Légère et enjouée, l'écriture de
Louis Gardel exprime à merveille les délices de la vie des pieds noirs à Alger au début des années 50. C'est un petit paradis savoureux qu'il décrit, et on se représente immédiatement, lorsqu'il parle des couffins que portent les femmes de ménage par exemple, à quoi tiennent les plaisirs de la vie des colons. le soleil beigne le texte. C'est une immersion fort agréable. Cela n'empêche pas toutefois une réflexion plus grave sur les différences au sein de la population qui compte arabes, pieds noirs et juifs, menée par le truchement un jeune protagoniste, très lucide et clairvoyant. de profondes fissures vont faire éclater l'univers idyllique.
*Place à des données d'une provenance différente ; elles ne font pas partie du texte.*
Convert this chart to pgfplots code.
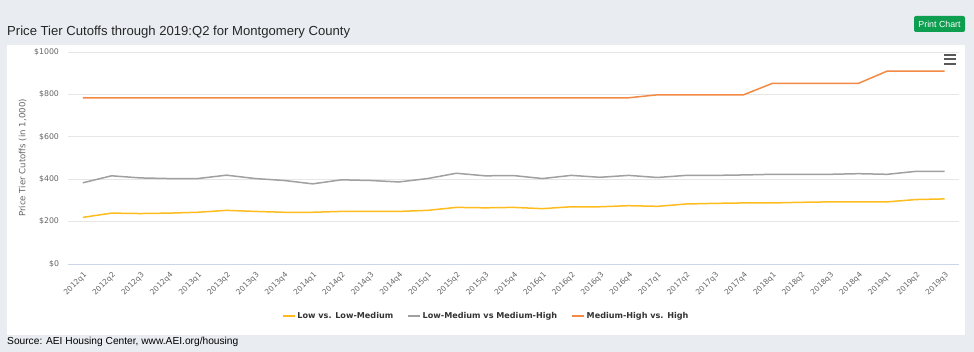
\documentclass[border=0pt]{standalone}
\usepackage{pgfplots}
\pgfplotsset{compat=1.18}
\usepackage{fontspec}
\setmainfont{Liberation Sans}
\newfontfamily\dvs{DejaVu Sans}
\definecolor{bgc}{HTML}{E9ECF1}
\definecolor{btn}{HTML}{0E9E4F}
\definecolor{cyel}{HTML}{FFBC1F}
\definecolor{cgry}{HTML}{A0A0A0}
\definecolor{corg}{HTML}{F28A45}
\definecolor{gridc}{HTML}{E6E6E6}
\definecolor{axisc}{HTML}{CCD6EB}
\definecolor{lblc}{HTML}{666666}
\definecolor{legc}{HTML}{333333}
\begin{document}
\begin{tikzpicture}[x=1pt,y=1pt]
\fill[bgc] (0,0) rectangle (974,352);
\fill[white] (7,17) rectangle (965,307);
\node[anchor=base west,inner sep=0pt,font=\fontsize{13.1}{15}\selectfont,text=black!85] at (7,316.5) {Price Tier Cutoffs through 2019:Q2 for Montgomery County};
\fill[btn,rounded corners=2pt] (914,320) rectangle (965,336);
\node[text=white,font=\fontsize{8.8}{10}\selectfont] at (939.5,328) {Print Chart};
\draw[black!65,line width=2pt] (944,297) -- (956,297) (944,292.5) -- (956,292.5) (944,288) -- (956,288);
\node[anchor=base west,inner sep=0pt,font=\fontsize{10.2}{12}\selectfont] at (7,7) {Source: AEI Housing Center, www.AEI.org/housing};
\begin{axis}[
  at={(68.5pt,88pt)}, anchor=south west,
  width=890.5pt, height=212pt, scale only axis,
  xmin=-0.5, xmax=30.5, ymin=0, ymax=1000,
  axis x line*=bottom, axis y line*=left,
  x axis line style={draw=axisc,-},
  y axis line style={draw=none},
  major tick length=0pt,
  ymajorgrids, major grid style={gridc,line width=0.7pt},
  ytick={0,200,400,600,800,1000},
  yticklabels={\$0,\$200,\$400,\$600,\$800,\$1000},
  yticklabel style={font=\dvs\fontsize{7.8}{9}\selectfont,text=lblc,anchor=east,xshift=-6pt},
  xtick={0,...,30},
  xticklabels={2012q1,2012q2,2012q3,2012q4,2013q1,2013q2,2013q3,2013q4,2014q1,2014q2,2014q3,2014q4,2015q1,2015q2,2015q3,2015q4,2016q1,2016q2,2016q3,2016q4,2017q1,2017q2,2017q3,2017q4,2018q1,2018q2,2018q3,2018q4,2019q1,2019q2,2019q3},
  xticklabel style={font=\dvs\fontsize{7.5}{9}\selectfont,text=lblc,rotate=45,anchor=east,xshift=-1.5pt,yshift=-9pt},
  ylabel={Price Tier Cutoffs (in 1,000)},
  ylabel style={font=\dvs\fontsize{8.6}{10}\selectfont,text=lblc,at={(axis description cs:-0.0515,0.5)},anchor=center},
  legend columns=3,
  legend style={at={(0.469,-0.245)},anchor=center,draw=none,fill=none,
    font=\dvs\bfseries\fontsize{8.1}{10}\selectfont,text=legc,
    /tikz/every even column/.append style={column sep=12pt}},
  legend image code/.code={\draw[#1,line width=1.5pt] (0pt,0pt) -- (12pt,0pt);},
  every axis plot/.append style={line width=1.5pt,mark=none},
]
\addplot[cyel] coordinates {(0,220)(1,240)(2,238)(3,240)(4,244)(5,253)(6,248)(7,244)(8,244)(9,248)(10,248)(11,248)(12,253)(13,267)(14,265)(15,267)(16,261)(17,270)(18,270)(19,275)(20,272)(21,283)(22,286)(23,288)(24,288)(25,291)(26,293)(27,293)(28,293)(29,304)(30,307)};
\addlegendentry{Low vs. Low-Medium}
\addplot[cgry] coordinates {(0,383)(1,416)(2,406)(3,403)(4,403)(5,419)(6,403)(7,394)(8,378)(9,397)(10,394)(11,387)(12,403)(13,428)(14,416)(15,417)(16,403)(17,418)(18,409)(19,418)(20,408)(21,418)(22,418)(23,420)(24,423)(25,423)(26,423)(27,426)(28,423)(29,437)(30,437)};
\addlegendentry{Low-Medium vs Medium-High}
\addplot[corg] coordinates {(0,784)(1,784)(2,784)(3,784)(4,784)(5,784)(6,784)(7,784)(8,784)(9,784)(10,784)(11,784)(12,784)(13,784)(14,784)(15,784)(16,784)(17,784)(18,784)(19,784)(20,798)(21,798)(22,798)(23,798)(24,852)(25,852)(26,852)(27,852)(28,910)(29,910)(30,910)};
\addlegendentry{Medium-High vs. High}
\end{axis}
\end{tikzpicture}
\end{document}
L'adolescent en saisit déjà les prémices.
Alors qu'il essaye de déchiffrer le fonctionnement du monde qui l'entoure, le narrateur découvre la complexité de l'être humain et de sa place dans une société en mouvement. Un personnage, son professeur Marco, le fascine, à un âge où on a besoin de modèles pour se forger sa propre personnalité. Il y a aussi sa truculente grand-mère, Zoé, et son ami, Solal.
Louis Gardel décrit avec beaucoup de justesse et de sensibilité les états d'âmes qui traversent l'adolescent, ses émerveillements, les chocs que lui causent les évènements qui agitent son univers. Il en est le spectateur attentif et déjà tente de trouver sa place dans ce qui ressemble à un chaos quelque peu déstabilisant. Son personnage garde une certaine retenue due à son manque d'assurance. Il aperçoit Camus dans la librairie du quartier mais ne l'approche pas.
L'Algérie des années 50 semble un terrain assez privilégié pour les colons, où les adolescents jouissent d'une grande liberté.
La baie d'Alger peut se classer dans le genre roman d'apprentissage, et autobiographique. Il échappe toutefois aux épanchements nostalgiques. C'est plutôt un regard qui enveloppe l'ensemble de la société algérienne de l'époque, et s'attache à comprendre les tenants et les aboutissants d'une situation à l'issue fatale. Les frontières des camps adverses s'avèrent poreuses. Les personnages retournent leur veste selon les circonstances. Rien ne semble figé ni définitif.
Louis Gardel prête à son héros et à sa grand-mère un profil qui échappe totalement aux clichés classique des pieds noirs. Ils portent au fond d'eux-mêmes un universalisme qui est sans aucun doute celui de l'auteur.